▶ _Recorded data_:
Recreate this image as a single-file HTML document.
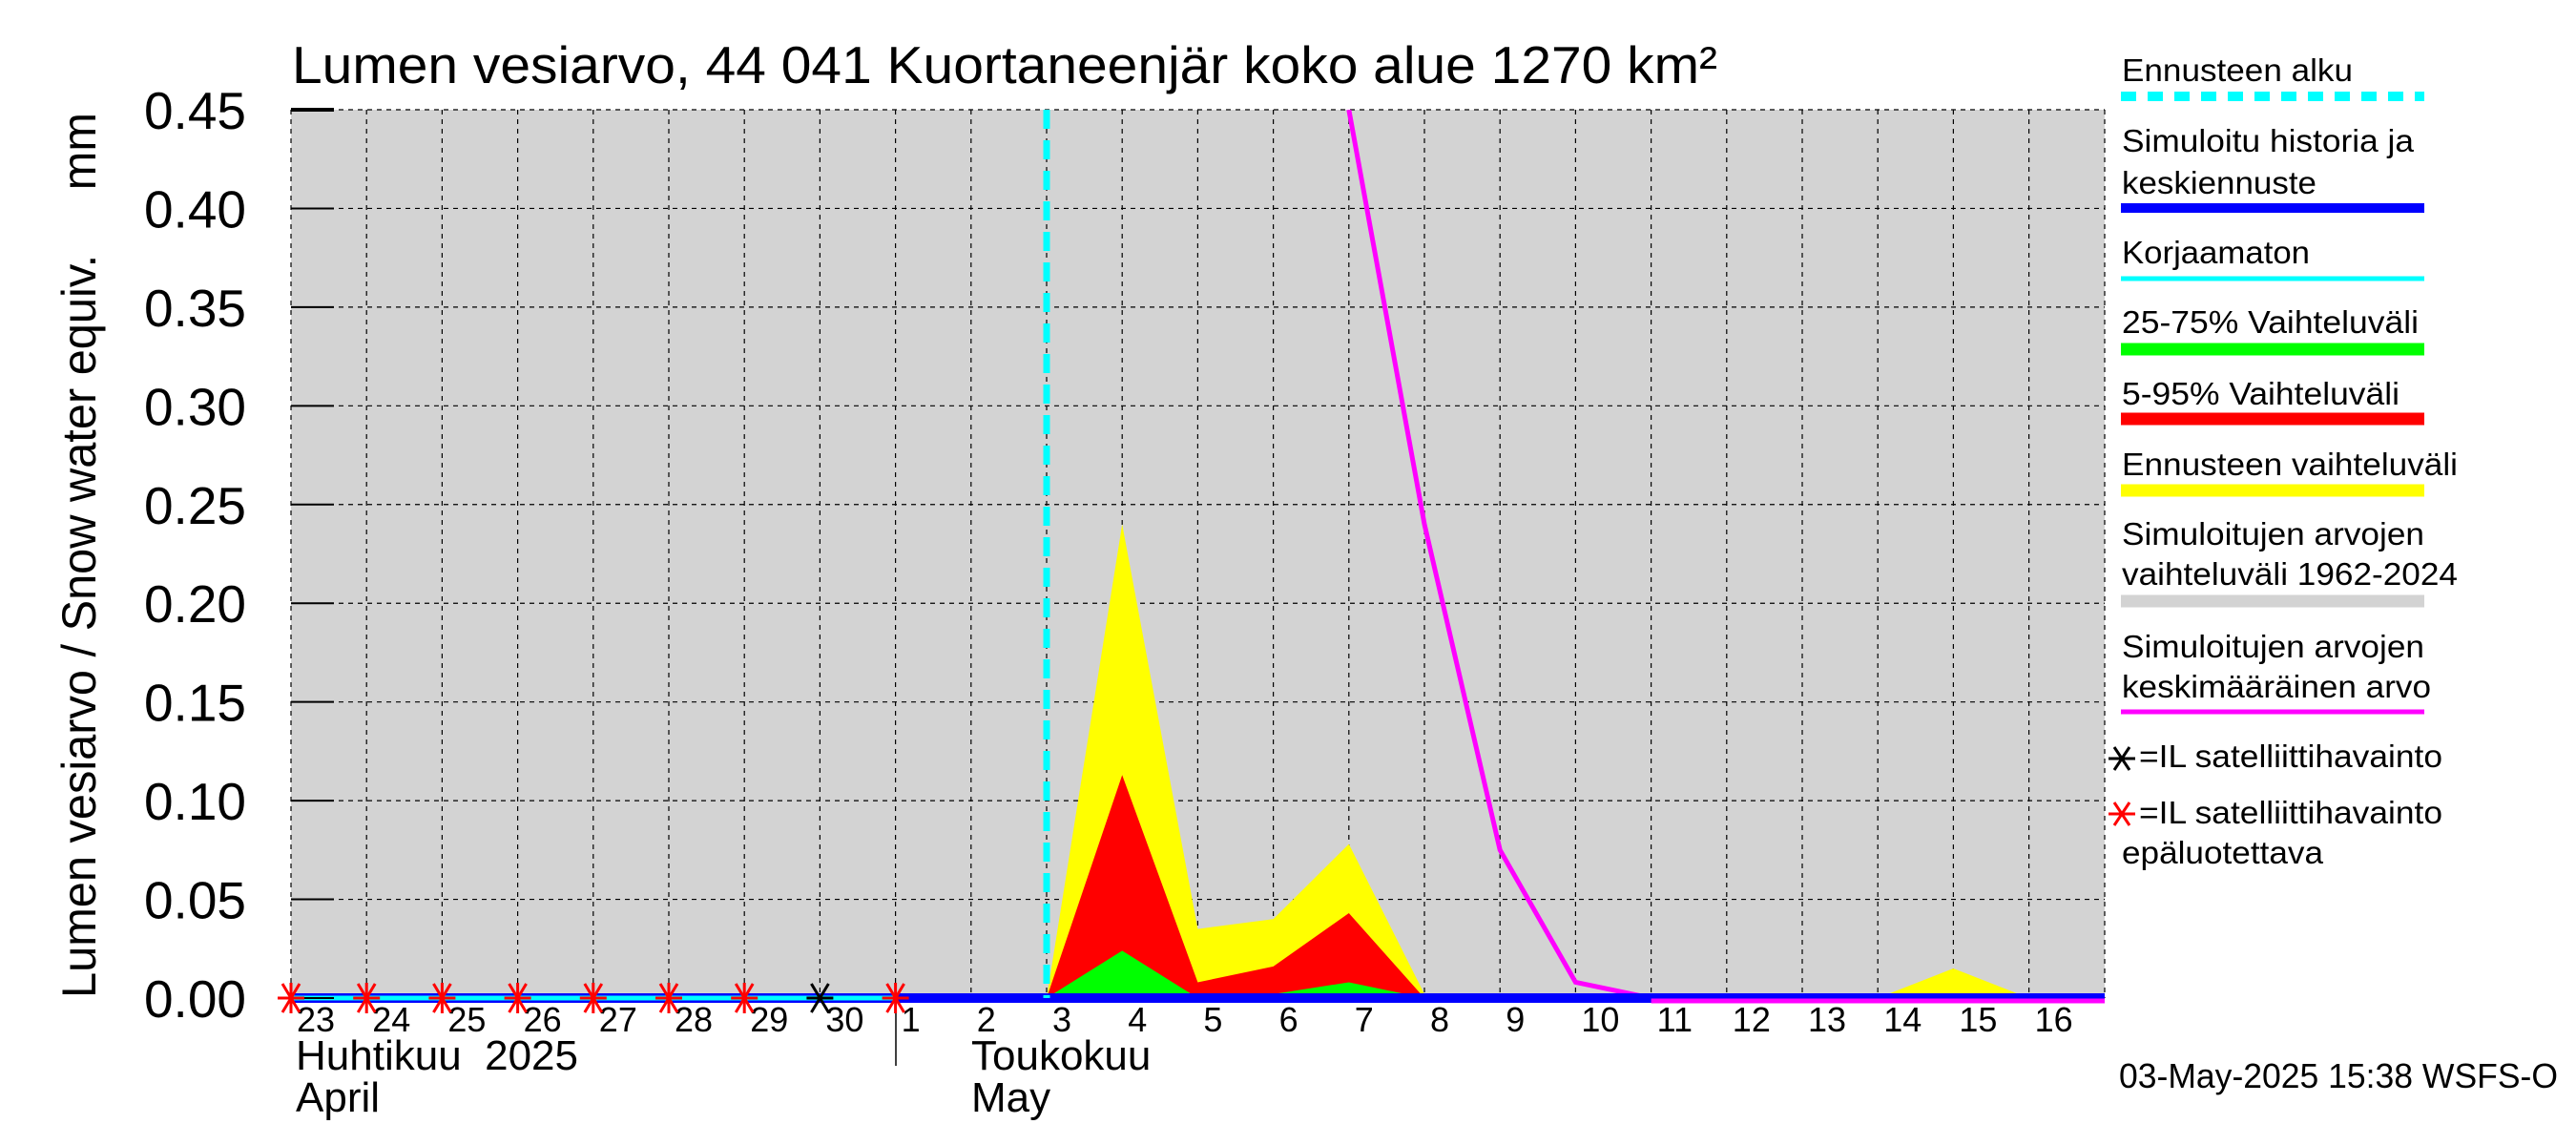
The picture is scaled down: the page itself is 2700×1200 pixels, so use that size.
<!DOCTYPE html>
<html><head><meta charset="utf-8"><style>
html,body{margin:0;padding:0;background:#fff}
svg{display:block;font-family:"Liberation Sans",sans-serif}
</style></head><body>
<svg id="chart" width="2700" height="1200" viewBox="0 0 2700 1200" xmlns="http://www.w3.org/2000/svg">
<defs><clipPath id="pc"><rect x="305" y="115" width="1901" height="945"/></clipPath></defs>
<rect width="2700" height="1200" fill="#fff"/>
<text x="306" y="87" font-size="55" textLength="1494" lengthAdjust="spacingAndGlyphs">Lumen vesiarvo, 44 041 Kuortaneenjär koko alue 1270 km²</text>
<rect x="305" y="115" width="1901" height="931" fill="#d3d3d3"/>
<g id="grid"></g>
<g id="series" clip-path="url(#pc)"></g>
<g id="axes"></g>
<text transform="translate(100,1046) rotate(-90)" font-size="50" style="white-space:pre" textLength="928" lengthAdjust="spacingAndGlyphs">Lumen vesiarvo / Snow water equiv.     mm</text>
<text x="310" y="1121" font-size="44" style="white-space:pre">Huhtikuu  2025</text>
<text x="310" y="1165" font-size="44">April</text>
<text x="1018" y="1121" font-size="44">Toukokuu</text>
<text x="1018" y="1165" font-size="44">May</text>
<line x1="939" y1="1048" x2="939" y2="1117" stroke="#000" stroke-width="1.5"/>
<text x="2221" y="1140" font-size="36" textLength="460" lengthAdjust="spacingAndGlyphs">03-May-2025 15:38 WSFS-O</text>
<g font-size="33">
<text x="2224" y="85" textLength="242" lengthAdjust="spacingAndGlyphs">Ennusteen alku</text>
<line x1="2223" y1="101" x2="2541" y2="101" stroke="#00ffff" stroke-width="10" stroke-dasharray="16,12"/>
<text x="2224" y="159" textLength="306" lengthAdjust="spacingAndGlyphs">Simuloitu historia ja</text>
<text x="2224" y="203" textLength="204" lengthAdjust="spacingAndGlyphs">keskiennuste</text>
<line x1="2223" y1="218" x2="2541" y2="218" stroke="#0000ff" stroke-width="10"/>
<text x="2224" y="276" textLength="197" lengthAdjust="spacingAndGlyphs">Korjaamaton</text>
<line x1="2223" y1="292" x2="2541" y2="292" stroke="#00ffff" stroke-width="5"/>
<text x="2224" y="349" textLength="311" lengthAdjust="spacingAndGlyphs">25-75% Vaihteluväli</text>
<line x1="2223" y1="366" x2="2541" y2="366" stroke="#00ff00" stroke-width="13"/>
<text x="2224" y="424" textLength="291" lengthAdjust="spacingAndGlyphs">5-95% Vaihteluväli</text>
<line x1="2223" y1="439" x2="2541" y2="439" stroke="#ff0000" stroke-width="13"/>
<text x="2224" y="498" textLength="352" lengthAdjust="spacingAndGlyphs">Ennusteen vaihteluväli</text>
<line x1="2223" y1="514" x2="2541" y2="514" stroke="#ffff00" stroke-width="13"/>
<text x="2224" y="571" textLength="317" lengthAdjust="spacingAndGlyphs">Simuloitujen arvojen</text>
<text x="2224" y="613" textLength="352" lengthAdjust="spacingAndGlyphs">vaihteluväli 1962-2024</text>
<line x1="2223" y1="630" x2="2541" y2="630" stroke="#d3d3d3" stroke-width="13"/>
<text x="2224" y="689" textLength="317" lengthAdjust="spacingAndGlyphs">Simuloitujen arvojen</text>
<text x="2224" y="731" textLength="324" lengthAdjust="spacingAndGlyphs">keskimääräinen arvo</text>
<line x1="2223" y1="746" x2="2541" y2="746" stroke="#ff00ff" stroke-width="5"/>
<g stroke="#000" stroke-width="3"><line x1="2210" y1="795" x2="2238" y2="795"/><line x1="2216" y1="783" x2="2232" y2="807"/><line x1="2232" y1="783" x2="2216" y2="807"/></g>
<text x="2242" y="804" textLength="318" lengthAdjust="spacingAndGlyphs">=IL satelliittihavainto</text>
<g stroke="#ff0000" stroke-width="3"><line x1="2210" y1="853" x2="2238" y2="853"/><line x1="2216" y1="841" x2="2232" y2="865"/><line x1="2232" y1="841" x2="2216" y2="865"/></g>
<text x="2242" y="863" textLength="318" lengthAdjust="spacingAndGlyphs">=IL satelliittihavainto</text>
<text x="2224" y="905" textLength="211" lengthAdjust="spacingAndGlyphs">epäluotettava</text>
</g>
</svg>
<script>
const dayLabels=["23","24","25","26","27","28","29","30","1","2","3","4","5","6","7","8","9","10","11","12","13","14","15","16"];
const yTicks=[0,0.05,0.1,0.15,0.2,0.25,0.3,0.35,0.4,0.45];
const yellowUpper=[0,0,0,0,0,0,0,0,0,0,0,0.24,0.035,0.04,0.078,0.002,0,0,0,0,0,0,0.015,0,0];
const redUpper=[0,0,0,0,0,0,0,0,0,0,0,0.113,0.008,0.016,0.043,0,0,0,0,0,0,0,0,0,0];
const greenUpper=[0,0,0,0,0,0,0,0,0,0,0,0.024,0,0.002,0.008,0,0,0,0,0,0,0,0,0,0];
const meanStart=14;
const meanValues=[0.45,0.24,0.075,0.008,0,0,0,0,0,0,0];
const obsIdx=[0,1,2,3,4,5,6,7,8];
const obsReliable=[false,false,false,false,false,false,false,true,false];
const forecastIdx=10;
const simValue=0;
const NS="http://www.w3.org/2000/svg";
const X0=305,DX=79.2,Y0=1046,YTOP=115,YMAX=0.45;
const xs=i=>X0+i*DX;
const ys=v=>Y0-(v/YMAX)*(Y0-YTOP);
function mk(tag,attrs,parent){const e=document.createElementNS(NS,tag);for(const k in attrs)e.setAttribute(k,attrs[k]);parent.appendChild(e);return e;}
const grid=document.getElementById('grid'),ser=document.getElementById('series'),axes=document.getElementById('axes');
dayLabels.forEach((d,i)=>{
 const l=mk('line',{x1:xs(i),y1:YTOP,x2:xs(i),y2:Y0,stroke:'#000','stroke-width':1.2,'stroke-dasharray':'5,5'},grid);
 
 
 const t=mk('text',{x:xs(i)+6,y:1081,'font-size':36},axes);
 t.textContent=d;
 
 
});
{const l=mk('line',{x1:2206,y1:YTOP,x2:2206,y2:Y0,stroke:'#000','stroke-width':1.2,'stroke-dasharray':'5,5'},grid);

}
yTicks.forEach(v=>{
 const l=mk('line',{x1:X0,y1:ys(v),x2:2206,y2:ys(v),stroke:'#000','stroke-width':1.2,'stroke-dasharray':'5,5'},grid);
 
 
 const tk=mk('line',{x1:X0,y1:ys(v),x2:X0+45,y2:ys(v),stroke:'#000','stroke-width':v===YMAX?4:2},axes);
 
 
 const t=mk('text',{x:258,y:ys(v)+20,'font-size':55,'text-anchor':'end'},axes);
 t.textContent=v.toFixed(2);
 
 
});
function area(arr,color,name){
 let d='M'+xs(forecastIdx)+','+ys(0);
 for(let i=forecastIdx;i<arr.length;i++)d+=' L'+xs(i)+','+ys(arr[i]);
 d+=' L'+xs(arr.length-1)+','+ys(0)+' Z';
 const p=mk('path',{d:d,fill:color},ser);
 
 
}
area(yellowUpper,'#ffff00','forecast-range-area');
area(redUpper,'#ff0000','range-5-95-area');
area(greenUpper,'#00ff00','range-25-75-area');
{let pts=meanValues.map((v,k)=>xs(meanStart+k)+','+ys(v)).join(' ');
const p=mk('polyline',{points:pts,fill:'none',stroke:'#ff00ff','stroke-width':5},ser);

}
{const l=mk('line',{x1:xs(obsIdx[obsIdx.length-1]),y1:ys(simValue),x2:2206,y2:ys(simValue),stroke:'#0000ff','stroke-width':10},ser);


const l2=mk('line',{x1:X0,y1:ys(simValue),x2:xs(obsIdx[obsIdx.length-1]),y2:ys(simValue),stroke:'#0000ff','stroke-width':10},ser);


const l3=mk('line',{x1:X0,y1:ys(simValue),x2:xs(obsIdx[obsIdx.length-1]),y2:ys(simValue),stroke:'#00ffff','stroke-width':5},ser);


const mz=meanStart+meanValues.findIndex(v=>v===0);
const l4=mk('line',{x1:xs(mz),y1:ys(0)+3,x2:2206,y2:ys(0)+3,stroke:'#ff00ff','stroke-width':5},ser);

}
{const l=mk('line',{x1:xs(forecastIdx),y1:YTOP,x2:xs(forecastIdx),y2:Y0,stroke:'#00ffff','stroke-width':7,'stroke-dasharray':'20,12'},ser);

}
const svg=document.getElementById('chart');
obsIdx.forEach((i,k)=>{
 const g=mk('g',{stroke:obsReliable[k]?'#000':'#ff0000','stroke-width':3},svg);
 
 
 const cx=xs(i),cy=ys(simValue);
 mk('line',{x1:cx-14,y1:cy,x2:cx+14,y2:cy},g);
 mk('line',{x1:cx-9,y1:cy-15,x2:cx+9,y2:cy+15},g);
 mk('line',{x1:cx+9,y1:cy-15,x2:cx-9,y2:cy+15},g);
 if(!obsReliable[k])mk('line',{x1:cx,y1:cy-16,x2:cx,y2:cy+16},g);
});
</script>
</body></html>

▶ _Exercise_: Copy out every line from the material above in which the word "document" appears.

▶ _Final result_:
Recreate this image as a single-file HTML document.
function mk(tag,attrs,parent){const e=document.createElementNS(NS,tag);for(const k in attrs)e.setAttribute(k,attrs[k]);parent.appendChild(e);return e;}
const grid=document.getElementById('grid'),ser=document.getElementById('series'),axes=document.getElementById('axes');
const svg=document.getElementById('chart');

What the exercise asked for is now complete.